Par Rodney Louis
Trois années de gouvernance ont suffi pour que le mandat d’Ariel Henry soit largement remis en question. Durant cette période, les promesses n’ont pas été tenues, la violence s’est intensifiée, les institutions se sont fragilisées, et la population a été confrontée à un abandon progressif de l’État. Son départ, devenu inévitable, a été perçu comme la fin d’un cycle politique sans direction claire. En réponse, un Conseil Présidentiel de Transition (CPT) a été mis en place avec l’intention de restaurer une gouvernance inclusive. Ce conseil, composé de neuf membres, avait pour mission de poser les bases d’un renouvellement institutionnel, sécuritaire et démocratique.
L’objectif affiché était ambitieux : proposer une nouvelle Constitution, restaurer l’autorité de l’État sur les zones dominées par les groupes armés, et organiser des élections crédibles. Cependant, dès ses débuts, le Conseil a été confronté à des conflits internes et à des luttes d’influence qui ont détourné l’attention de ses objectifs initiaux. Des désaccords avec le Premier ministre Garry Conille ont accentué les fragilités structurelles du processus. Par la suite, des accusations de corruption ont éclaté, impliquant certains membres du CPT dans des pratiques de favoritisme et de clientélisme liées à des nominations publiques. Cette situation a compromis la crédibilité du Conseil et affaibli davantage le lien de confiance entre la population et ses représentants. Pire encore, certains conseillers ont tout simplement tourné le dos aux secteurs qu’ils représentaient, abandonnant la ligne politique du collectif pour satisfaire un égo démesuré et une soif de pouvoir inassouvie.
Sur le terrain, la situation sécuritaire s’est dégradée. De nouveaux territoires sont passés sous le contrôle des groupes armés, entraînant des déplacements massifs de population, une augmentation des violences et une crise humanitaire grandissante. Selon les données des Nations Unies, plus d’un demi-million de personnes sont aujourd’hui déplacées à l’intérieur du pays.

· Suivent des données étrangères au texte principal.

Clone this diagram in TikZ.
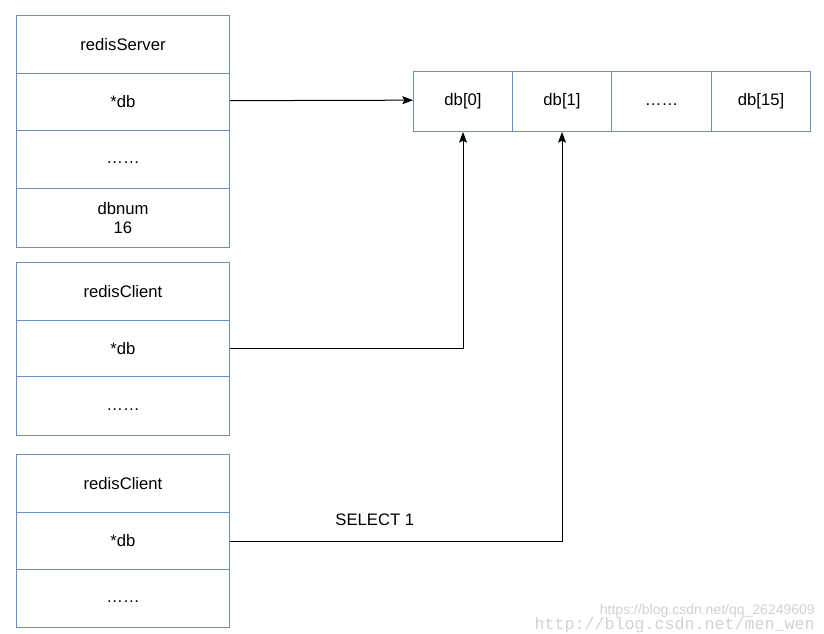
\documentclass[tikz,border=0pt]{standalone}
\usepackage{fontspec}
\setmainfont{Liberation Sans}
\newfontfamily\wmmono{Liberation Mono}
\usetikzlibrary{arrows.meta}
\definecolor{boxblue}{HTML}{6C8EBF}
\newcommand{\dotsrow}{\vphantom{Ag}\ldots\ldots}
\tikzset{
  txt/.style={font=\fontsize{12.5}{14.5}\selectfont},
  cell/.style={draw=boxblue, line width=0.75pt, fill=white, rectangle, inner sep=0pt,
    minimum width=213*0.75pt, txt, align=center},
  acell/.style={draw=boxblue, line width=0.75pt, fill=white, rectangle, inner sep=0pt,
    minimum width=99*0.75pt, minimum height=60*0.75pt, txt},
  conn/.style={draw=black, line width=0.75pt, -{Stealth[length=8pt,width=6pt,inset=1.5pt]}},
  wm/.style={text=black!18, font=\fontsize{10.5}{11}\selectfont, inner sep=0pt}
}
\begin{document}
\begin{tikzpicture}[x=0.75pt,y=-0.75pt]
\useasboundingbox (0,0) rectangle (824,633);
% server
\node[cell, minimum height=58*0.75pt, anchor=north west] (s1) at (16,15) {redisServer};
\node[cell, minimum height=57*0.75pt, anchor=north west] (s2) at (16,73) {*db};
\node[cell, minimum height=58*0.75pt, anchor=north west] (s3) at (16,130) {\dotsrow};
\node[cell, minimum height=59*0.75pt, anchor=north west] (s4) at (16,188) {dbnum\\16};
% client 1
\node[cell, minimum height=58*0.75pt, anchor=north west] (a1) at (16,262) {redisClient};
\node[cell, minimum height=56*0.75pt, anchor=north west] (a2) at (16,320) {*db};
\node[cell, minimum height=59*0.75pt, anchor=north west] (a3) at (16,376) {\dotsrow};
% client 2
\node[cell, minimum height=58*0.75pt, anchor=north west] (b1) at (16,454) {redisClient};
\node[cell, minimum height=57*0.75pt, anchor=north west] (b2) at (16,512) {*db};
\node[cell, minimum height=58*0.75pt, anchor=north west] (b3) at (16,569) {\dotsrow};
% array
\node[acell, anchor=north west] (d0) at (413,71) {db[0]};
\node[acell, anchor=north west] (d1) at (512,71) {db[1]};
\node[acell, anchor=north west, minimum width=100*0.75pt] (dd) at (611,71) {\dotsrow};
\node[acell, anchor=north west] (d15) at (711,71) {db[15]};
% connectors
\draw[conn] ([yshift=1pt]s2.east) -- ([yshift=1pt]d0.west);
\draw[conn] (a2.east) -| (d0.south);
\draw[conn] (b2.east) -| node[pos=0.218, above=11pt, txt, inner sep=0pt] (sel) {SELECT 1} (d1.south);
% watermark
\node[wm, anchor=east] (wm1) at (815,611) {https://blog.csdn.net/qq\_26249609};
\node[wm, anchor=east, font=\wmmono\fontsize{12.5}{13}\selectfont] (wm2) at (815,625) {http://blog.csdn.net/men\_wen};
\end{tikzpicture}
\end{document}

Malgré cette réalité alarmante, les dépenses publiques restent élevées, sans qu’aucune amélioration concrète de la gouvernance ou de la sécurité ne soit observée.
Le gouvernement en place, dirigé par Alix A. Fils-Aimé, peine à proposer une vision claire ou un plan stratégique pour faire face aux défis du pays. Aucun programme national d’envergure n’a été communiqué pour reprendre le contrôle des zones affectées par la violence. Le projet de référendum constitutionnel, pourtant présenté comme une priorité, n’a pas été organisé, sans explication officielle malgré les moyens mobilisés. Cette absence d’initiative révèle une transition sans direction cohérente.
Dans ce contexte, il devient difficile d’envisager la tenue d’élections libres à court terme. La question de la sécurité doit être abordée en priorité, ce qui exige des capacités et une volonté politiques aujourd’hui jugées insuffisantes. Pourtant, des voix s’élèvent au sein de la société civile, de la diaspora, des milieux intellectuels et associatifs, réclamant une alternative nationale fondée sur l’éthique, la compétence et l’engagement collectif.
Plutôt que de poursuivre un processus de transition perçu comme inefficace, certains appellent à une refondation politique et sociale. Cela impliquerait une mobilisation au-delà des intérêts partisans, en faveur d’un projet national structuré autour de l’ordre, de la justice et de l’espoir. Dans cette perspective, la reconstruction du pays nécessiterait une nouvelle génération de leadership, capable de répondre aux attentes profondes de la population.
Haïti traverse une période critique, mais elle conserve les ressources humaines et morales nécessaires pour tracer un avenir différent.